DIRECTIVE
Skip any picture you find and retype all the remaining lines exactly.

SOURCE DATA
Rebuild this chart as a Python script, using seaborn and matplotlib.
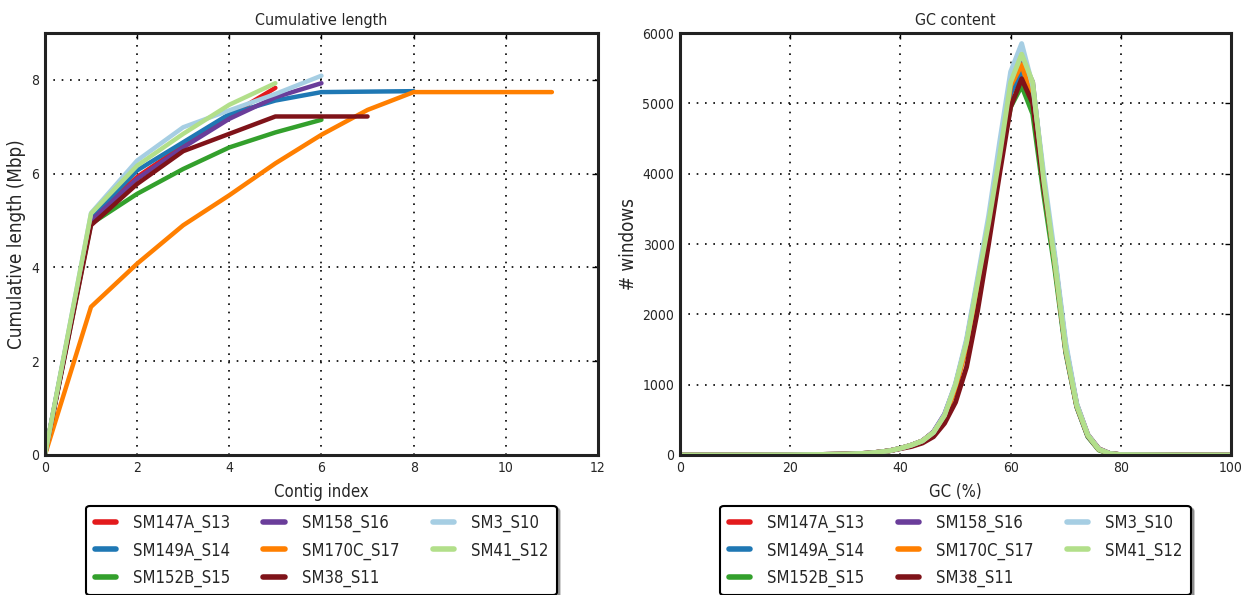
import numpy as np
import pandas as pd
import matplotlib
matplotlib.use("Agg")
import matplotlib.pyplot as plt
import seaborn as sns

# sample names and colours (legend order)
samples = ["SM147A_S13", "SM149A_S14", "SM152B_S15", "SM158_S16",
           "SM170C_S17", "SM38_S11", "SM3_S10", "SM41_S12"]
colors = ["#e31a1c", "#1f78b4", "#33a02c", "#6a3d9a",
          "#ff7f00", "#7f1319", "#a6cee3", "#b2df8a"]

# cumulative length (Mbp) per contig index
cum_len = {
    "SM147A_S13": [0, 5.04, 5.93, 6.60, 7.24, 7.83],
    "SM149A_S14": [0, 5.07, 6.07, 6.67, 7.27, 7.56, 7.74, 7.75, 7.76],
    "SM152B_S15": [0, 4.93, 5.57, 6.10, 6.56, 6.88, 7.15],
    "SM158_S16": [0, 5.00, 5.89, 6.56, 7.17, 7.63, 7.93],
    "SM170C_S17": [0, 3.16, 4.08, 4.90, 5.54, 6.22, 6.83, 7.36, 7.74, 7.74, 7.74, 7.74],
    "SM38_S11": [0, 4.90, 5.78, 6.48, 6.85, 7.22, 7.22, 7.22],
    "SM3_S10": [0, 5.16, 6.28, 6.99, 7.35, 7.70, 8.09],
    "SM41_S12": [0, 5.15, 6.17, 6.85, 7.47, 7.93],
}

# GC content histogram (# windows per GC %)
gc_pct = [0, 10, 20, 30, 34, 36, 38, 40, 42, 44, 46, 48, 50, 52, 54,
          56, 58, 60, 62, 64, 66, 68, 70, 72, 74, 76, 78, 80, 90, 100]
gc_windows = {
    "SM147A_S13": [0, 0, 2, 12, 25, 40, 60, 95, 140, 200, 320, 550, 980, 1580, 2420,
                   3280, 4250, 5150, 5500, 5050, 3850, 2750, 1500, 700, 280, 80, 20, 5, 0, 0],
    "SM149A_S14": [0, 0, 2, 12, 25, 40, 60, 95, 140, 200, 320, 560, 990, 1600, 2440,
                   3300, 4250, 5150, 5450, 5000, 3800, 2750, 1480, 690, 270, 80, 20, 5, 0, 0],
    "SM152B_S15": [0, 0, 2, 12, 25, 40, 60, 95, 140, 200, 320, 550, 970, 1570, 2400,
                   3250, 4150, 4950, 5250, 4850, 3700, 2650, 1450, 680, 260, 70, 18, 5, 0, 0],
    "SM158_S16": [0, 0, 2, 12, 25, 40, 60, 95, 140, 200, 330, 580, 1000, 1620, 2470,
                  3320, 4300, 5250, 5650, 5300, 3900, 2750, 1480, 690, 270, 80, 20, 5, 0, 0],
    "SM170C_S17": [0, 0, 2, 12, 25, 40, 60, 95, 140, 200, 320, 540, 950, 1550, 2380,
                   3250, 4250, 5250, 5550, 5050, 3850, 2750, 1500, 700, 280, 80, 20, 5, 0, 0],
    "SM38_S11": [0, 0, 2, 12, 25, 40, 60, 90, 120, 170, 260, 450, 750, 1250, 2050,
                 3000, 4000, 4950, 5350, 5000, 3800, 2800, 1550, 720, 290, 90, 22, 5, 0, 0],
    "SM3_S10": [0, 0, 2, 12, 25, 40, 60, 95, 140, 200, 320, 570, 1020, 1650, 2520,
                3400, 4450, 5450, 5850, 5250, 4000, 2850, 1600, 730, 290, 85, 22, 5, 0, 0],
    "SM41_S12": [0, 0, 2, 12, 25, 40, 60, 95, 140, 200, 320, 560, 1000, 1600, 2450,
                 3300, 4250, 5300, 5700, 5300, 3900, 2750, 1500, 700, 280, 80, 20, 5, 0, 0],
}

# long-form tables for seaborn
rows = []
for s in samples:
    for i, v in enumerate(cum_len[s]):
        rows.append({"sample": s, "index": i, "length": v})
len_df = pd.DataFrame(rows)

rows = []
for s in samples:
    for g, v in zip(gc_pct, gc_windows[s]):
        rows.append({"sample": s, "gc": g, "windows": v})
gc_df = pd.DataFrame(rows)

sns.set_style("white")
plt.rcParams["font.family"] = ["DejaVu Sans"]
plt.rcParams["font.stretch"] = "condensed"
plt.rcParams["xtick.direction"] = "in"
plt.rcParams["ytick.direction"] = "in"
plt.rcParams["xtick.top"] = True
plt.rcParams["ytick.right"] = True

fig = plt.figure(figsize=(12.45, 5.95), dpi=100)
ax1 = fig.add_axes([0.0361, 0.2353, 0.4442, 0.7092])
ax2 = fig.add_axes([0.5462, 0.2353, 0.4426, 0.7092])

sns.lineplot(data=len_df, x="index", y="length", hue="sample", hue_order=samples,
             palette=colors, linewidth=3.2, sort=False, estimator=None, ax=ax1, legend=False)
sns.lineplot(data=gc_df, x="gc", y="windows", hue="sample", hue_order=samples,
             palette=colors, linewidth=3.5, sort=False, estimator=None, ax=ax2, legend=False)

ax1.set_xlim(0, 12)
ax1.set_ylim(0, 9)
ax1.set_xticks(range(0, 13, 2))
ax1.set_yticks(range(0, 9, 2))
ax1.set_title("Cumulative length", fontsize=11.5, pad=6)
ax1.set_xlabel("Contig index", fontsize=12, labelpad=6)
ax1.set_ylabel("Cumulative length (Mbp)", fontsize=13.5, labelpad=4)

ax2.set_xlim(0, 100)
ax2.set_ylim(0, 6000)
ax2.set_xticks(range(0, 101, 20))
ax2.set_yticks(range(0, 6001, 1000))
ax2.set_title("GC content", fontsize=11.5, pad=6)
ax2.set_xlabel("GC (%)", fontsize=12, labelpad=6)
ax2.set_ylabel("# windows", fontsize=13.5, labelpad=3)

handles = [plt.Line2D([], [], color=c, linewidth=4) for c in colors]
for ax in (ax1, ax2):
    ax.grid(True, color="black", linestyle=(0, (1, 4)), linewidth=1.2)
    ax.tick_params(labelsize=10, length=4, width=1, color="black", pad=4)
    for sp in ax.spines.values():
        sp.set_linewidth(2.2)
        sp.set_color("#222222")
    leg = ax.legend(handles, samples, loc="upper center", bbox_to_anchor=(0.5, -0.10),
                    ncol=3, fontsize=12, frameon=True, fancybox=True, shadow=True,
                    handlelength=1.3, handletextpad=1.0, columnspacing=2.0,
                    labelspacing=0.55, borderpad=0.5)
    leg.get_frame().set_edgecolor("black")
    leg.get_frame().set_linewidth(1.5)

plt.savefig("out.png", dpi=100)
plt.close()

WRITTEN ANSWER
Rebuild this chart as a Python script, using seaborn and matplotlib.
import numpy as np
import pandas as pd
import matplotlib
matplotlib.use("Agg")
import matplotlib.pyplot as plt
import seaborn as sns

# sample names and colours (legend order)
samples = ["SM147A_S13", "SM149A_S14", "SM152B_S15", "SM158_S16",
           "SM170C_S17", "SM38_S11", "SM3_S10", "SM41_S12"]
colors = ["#e31a1c", "#1f78b4", "#33a02c", "#6a3d9a",
          "#ff7f00", "#7f1319", "#a6cee3", "#b2df8a"]

# cumulative length (Mbp) per contig index
cum_len = {
    "SM147A_S13": [0, 5.04, 5.93, 6.60, 7.24, 7.83],
    "SM149A_S14": [0, 5.07, 6.07, 6.67, 7.27, 7.56, 7.74, 7.75, 7.76],
    "SM152B_S15": [0, 4.93, 5.57, 6.10, 6.56, 6.88, 7.15],
    "SM158_S16": [0, 5.00, 5.89, 6.56, 7.17, 7.63, 7.93],
    "SM170C_S17": [0, 3.16, 4.08, 4.90, 5.54, 6.22, 6.83, 7.36, 7.74, 7.74, 7.74, 7.74],
    "SM38_S11": [0, 4.90, 5.78, 6.48, 6.85, 7.22, 7.22, 7.22],
    "SM3_S10": [0, 5.16, 6.28, 6.99, 7.35, 7.70, 8.09],
    "SM41_S12": [0, 5.15, 6.17, 6.85, 7.47, 7.93],
}

# GC content histogram (# windows per GC %)
gc_pct = [0, 10, 20, 30, 34, 36, 38, 40, 42, 44, 46, 48, 50, 52, 54,
          56, 58, 60, 62, 64, 66, 68, 70, 72, 74, 76, 78, 80, 90, 100]
gc_windows = {
    "SM147A_S13": [0, 0, 2, 12, 25, 40, 60, 95, 140, 200, 320, 550, 980, 1580, 2420,
                   3280, 4250, 5150, 5500, 5050, 3850, 2750, 1500, 700, 280, 80, 20, 5, 0, 0],
    "SM149A_S14": [0, 0, 2, 12, 25, 40, 60, 95, 140, 200, 320, 560, 990, 1600, 2440,
                   3300, 4250, 5150, 5450, 5000, 3800, 2750, 1480, 690, 270, 80, 20, 5, 0, 0],
    "SM152B_S15": [0, 0, 2, 12, 25, 40, 60, 95, 140, 200, 320, 550, 970, 1570, 2400,
                   3250, 4150, 4950, 5250, 4850, 3700, 2650, 1450, 680, 260, 70, 18, 5, 0, 0],
    "SM158_S16": [0, 0, 2, 12, 25, 40, 60, 95, 140, 200, 330, 580, 1000, 1620, 2470,
                  3320, 4300, 5250, 5650, 5300, 3900, 2750, 1480, 690, 270, 80, 20, 5, 0, 0],
    "SM170C_S17": [0, 0, 2, 12, 25, 40, 60, 95, 140, 200, 320, 540, 950, 1550, 2380,
                   3250, 4250, 5250, 5550, 5050, 3850, 2750, 1500, 700, 280, 80, 20, 5, 0, 0],
    "SM38_S11": [0, 0, 2, 12, 25, 40, 60, 90, 120, 170, 260, 450, 750, 1250, 2050,
                 3000, 4000, 4950, 5350, 5000, 3800, 2800, 1550, 720, 290, 90, 22, 5, 0, 0],
    "SM3_S10": [0, 0, 2, 12, 25, 40, 60, 95, 140, 200, 320, 570, 1020, 1650, 2520,
                3400, 4450, 5450, 5850, 5250, 4000, 2850, 1600, 730, 290, 85, 22, 5, 0, 0],
    "SM41_S12": [0, 0, 2, 12, 25, 40, 60, 95, 140, 200, 320, 560, 1000, 1600, 2450,
                 3300, 4250, 5300, 5700, 5300, 3900, 2750, 1500, 700, 280, 80, 20, 5, 0, 0],
}

# long-form tables for seaborn
rows = []
for s in samples:
    for i, v in enumerate(cum_len[s]):
        rows.append({"sample": s, "index": i, "length": v})
len_df = pd.DataFrame(rows)

rows = []
for s in samples:
    for g, v in zip(gc_pct, gc_windows[s]):
        rows.append({"sample": s, "gc": g, "windows": v})
gc_df = pd.DataFrame(rows)

sns.set_style("white")
plt.rcParams["font.family"] = ["DejaVu Sans"]
plt.rcParams["font.stretch"] = "condensed"
plt.rcParams["xtick.direction"] = "in"
plt.rcParams["ytick.direction"] = "in"
plt.rcParams["xtick.top"] = True
plt.rcParams["ytick.right"] = True

fig = plt.figure(figsize=(12.45, 5.95), dpi=100)
ax1 = fig.add_axes([0.0361, 0.2353, 0.4442, 0.7092])
ax2 = fig.add_axes([0.5462, 0.2353, 0.4426, 0.7092])

sns.lineplot(data=len_df, x="index", y="length", hue="sample", hue_order=samples,
             palette=colors, linewidth=3.2, sort=False, estimator=None, ax=ax1, legend=False)
sns.lineplot(data=gc_df, x="gc", y="windows", hue="sample", hue_order=samples,
             palette=colors, linewidth=3.5, sort=False, estimator=None, ax=ax2, legend=False)

ax1.set_xlim(0, 12)
ax1.set_ylim(0, 9)
ax1.set_xticks(range(0, 13, 2))
ax1.set_yticks(range(0, 9, 2))
ax1.set_title("Cumulative length", fontsize=11.5, pad=6)
ax1.set_xlabel("Contig index", fontsize=12, labelpad=6)
ax1.set_ylabel("Cumulative length (Mbp)", fontsize=13.5, labelpad=4)

ax2.set_xlim(0, 100)
ax2.set_ylim(0, 6000)
ax2.set_xticks(range(0, 101, 20))
ax2.set_yticks(range(0, 6001, 1000))
ax2.set_title("GC content", fontsize=11.5, pad=6)
ax2.set_xlabel("GC (%)", fontsize=12, labelpad=6)
ax2.set_ylabel("# windows", fontsize=13.5, labelpad=3)

handles = [plt.Line2D([], [], color=c, linewidth=4) for c in colors]
for ax in (ax1, ax2):
    ax.grid(True, color="black", linestyle=(0, (1, 4)), linewidth=1.2)
    ax.tick_params(labelsize=10, length=4, width=1, color="black", pad=4)
    for sp in ax.spines.values():
        sp.set_linewidth(2.2)
        sp.set_color("#222222")
    leg = ax.legend(handles, samples, loc="upper center", bbox_to_anchor=(0.5, -0.10),
                    ncol=3, fontsize=12, frameon=True, fancybox=True, shadow=True,
                    handlelength=1.3, handletextpad=1.0, columnspacing=2.0,
                    labelspacing=0.55, borderpad=0.5)
    leg.get_frame().set_edgecolor("black")
    leg.get_frame().set_linewidth(1.5)

plt.savefig("out.png", dpi=100)
plt.close()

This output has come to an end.